As per history, Mr Beni Babu once owned the whole area and after selling away most of the land was left with only the ‘huge’ orchard and the pond at the end of the lane. In remembrance, the lane still held the original status and hence name.
In keeping with the mohalla’s diversity, all the people living there were as varied. Bengalis dominated the area with as many as 7 families (including us), 2 Bihari, 1 Gujarati, 1 Sikh and 2 Marwari families stayed there. A few more came and went.
The huge Chaterjee mansion in front of our house representing the archetypical educated, cultured Bengali joint family, the handsome Bengali with terrible temper who used to beat up his epileptic wife, the unheard situation of two unmarried working sisters who stayed alone at the far end, the lovable Gujarati family who always used to invite and pamper us kids with yummy gujarati specialities (I still can’t forget the taste), the sexy and smart Sikh aunty with terribly dull kids and the pretty jovial bong kakima who was my mom’s thick friend….everybody knew everybody else and gossips flew unchecked.

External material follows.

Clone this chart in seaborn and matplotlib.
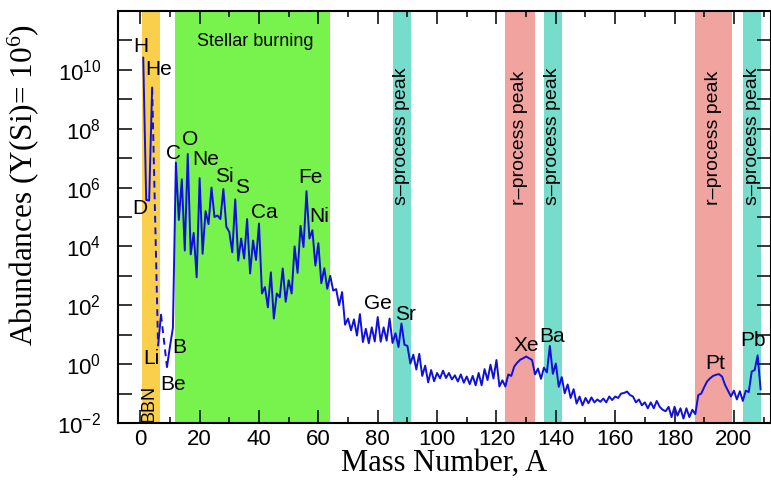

But we kids didn’t care about anything….we were one huge mohalla gang ready for any mischief at anytime. Friendships were formed with ease. On the first day of our arrival in the mohalla, Mamta just came and stood outside the gate and smiled. Later that day, I was playing with her. Similarly, we used to go and stand at the gates of any new arrival and thus the gang grew.
We climbed trees and stole kuchha mangoes and guavas from the orchard in the peak of the day when everybody slept. We scared the foreigners during Holi and bullied their kids. Sunday movies had to be seen together, initially at my friend Sangeeta’s place and after we bought a colour TV, at our place. The windows and doors were kept open for the slum children to sit and watch. Boys and girls formed teams and waged war against each other in intense games of pitto and kho-kho. We also fought to see which team learnt cycling first, laughing our guts out when the fat bong boy fell into the naala. I hated it when all chose to play cricket because I was given ‘baby’ overs to play. We used to search the bushes for snakes and centipedes and sit near the pond telling stories of the ghost which haunted the pond. We stole peacock feathers from the innocent little girl (I think I still have them!) because she was too girlie. We forcibly poured sand on the sikh girl’s head and made her cry everyday because we found her dumb. We used to scale walls and jump gates to show that we were no lesser than the boys. Moti, the mohalla’s black bitch and her puppies were pampered by everybody. Once a month, on Saturdays a huge screen would be put up in the middle of the lane and we used to sit on the walls and watch any movie that was shown. And when the electricity went, we would sit together in the darkness, count the stars and tell each other many-a-stories.
Each and every detail of those days, colours, dresses, feel of morning dew, running for the school bus, jumping on puddles, little voyages of discoveries in the backyard, songs and dreams…all are etched vividly in my mind. It just seems like yesterday. Just when did we grow up…and more importantly why?